Cutting the Airy Lived In Bob for a Great Air Dry
The bob is not going anywhere in 2026, but the version walking out of the chair this year is softer, airier, and built to move. Clients are done with the heavy, blunt, helmet shape that only looks right for the twenty minutes after a blowout. They want a bob that air dries into something they can actually live with. That means we have to change how we approach the cut, not just the length.
Here is the mindset shift that matters most. Cut for movement first and structure second. The goal is a great air dry. If the shape only works when it is styled to death, you built it wrong. A real lived in bob should look intentional when the client rolls out of bed, runs her fingers through it, and walks out the door. That is the whole point.
Start With Density, Not a Length Card
Before you pick up your shears, read the head. Density, texture, growth pattern, and the client's actual styling habits should drive every decision. A fine, straight head of hair needs a very different bob than a thick, coarse, wavy one. The mistake I see over and over is stylists applying the same formula to every client because it worked on the last one. It will not.
Ask the real questions. Does she blow it out or air dry it. Does she part it the same way every day. Does the back cowlick push everything to one side. If you skip this conversation you are guessing, and guessing is how you end up redoing a cut for free two weeks later.

Build the Perimeter Soft, Not Sharp
The airy bob lives or dies on the perimeter. A blunt baseline can look beautiful, but on most clients it reads heavy the second the hair dries and the ends want to flip. Instead, build a perimeter that has a little give to it. Many stylists are getting there with a light point cut or a soft notch into the baseline so the ends break up and fall naturally.
You are not destroying the line. You are softening it just enough that the hair stops sitting in one solid wall and starts to separate. That separation is what catches light and reads as expensive. Keep it subtle. Over texturize the perimeter and you get stringy, thin ends that look damaged instead of effortless.
Internal Layers Are About Air, Not Length Removal
Layers in an airy bob are not there to take away weight for the sake of it. They are there to let air move through the shape so it collapses into a soft bend instead of a stiff curve. Keep the layers connected and conservative.
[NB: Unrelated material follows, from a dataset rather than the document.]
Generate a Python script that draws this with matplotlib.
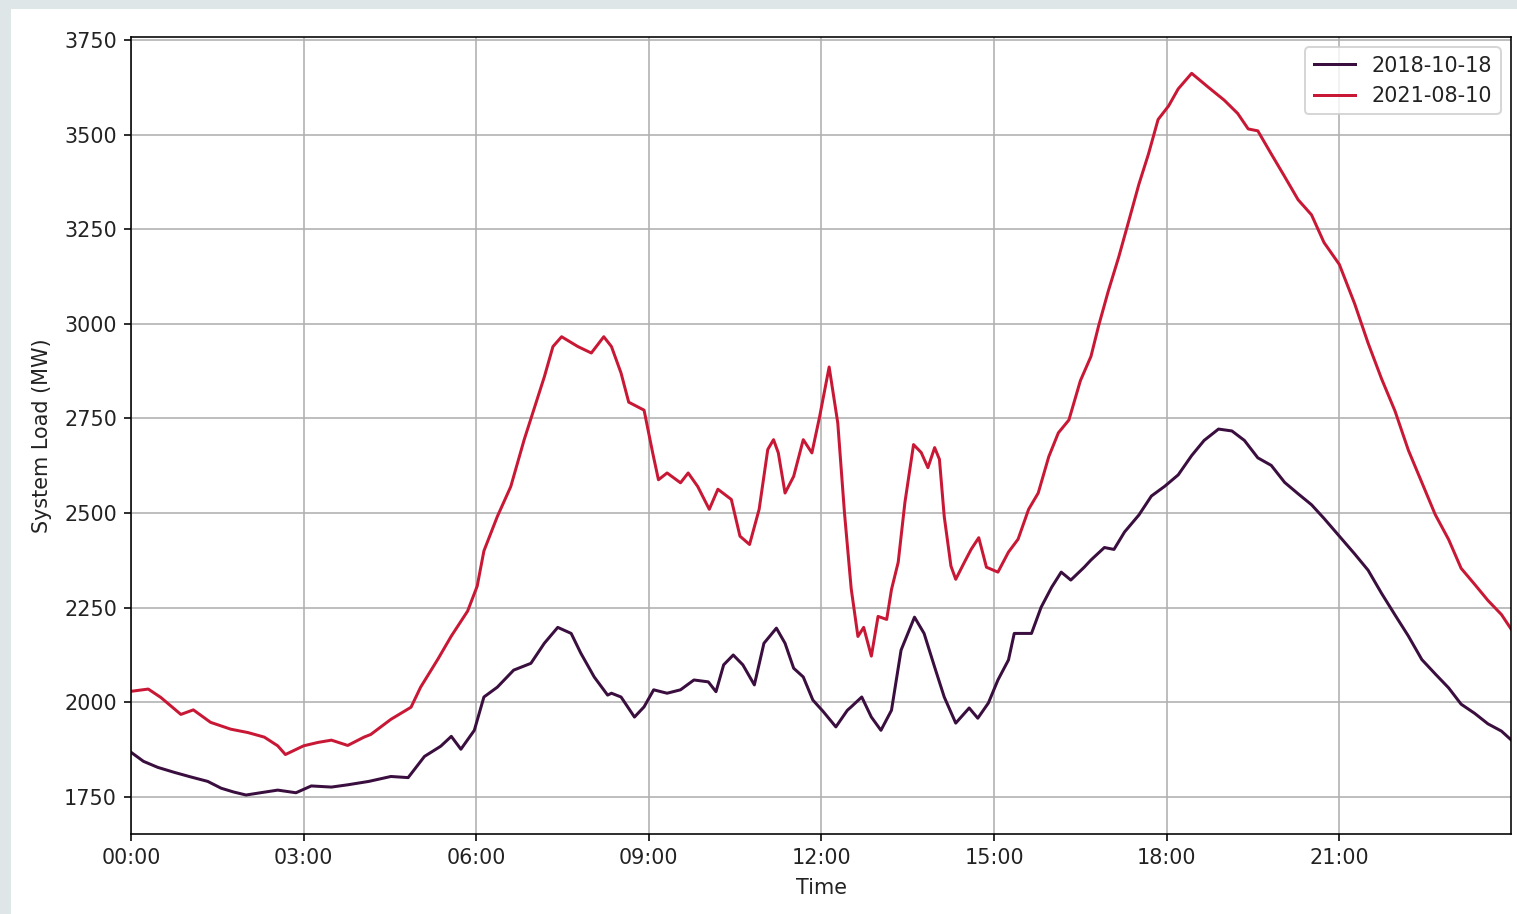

Think long internal layers that release a little volume from inside the shape rather than aggressive disconnection that leaves the client with pieces that will not blend.
The phrase I keep coming back to is swelling from within. You want the bob to look like it has body that comes from the hair itself, not from a round brush. That comes from where you remove weight on the interior, not from piling on layers near the surface.
Test the Air Dry Before the Client Leaves
This is the step almost everyone skips and it is the one that proves the cut. Do not just blow it out, send her on her way, and hope. Rough dry the hair, or even let a section air dry while you finish, and watch what it actually does on its own. If it falls into a soft shape with movement, you nailed it. If it splits weird, sits flat at the crown, or flips where it should not, you still have refining to do.
A great air dry bob should look done with nothing more than a little texture spray and her fingers. When you cut to that standard, the client posts it, her friends ask where she got it, and you stay booked.
Why This Cut Builds Your Column
The airy lived in bob is one of the highest value cuts you can master right now because it solves the thing clients complain about most, which is hair that only looks good when a professional touches it. Give someone a shape that works on day three, air dried, with zero effort, and you have a client for life. That is the real return on getting this technique dialed in.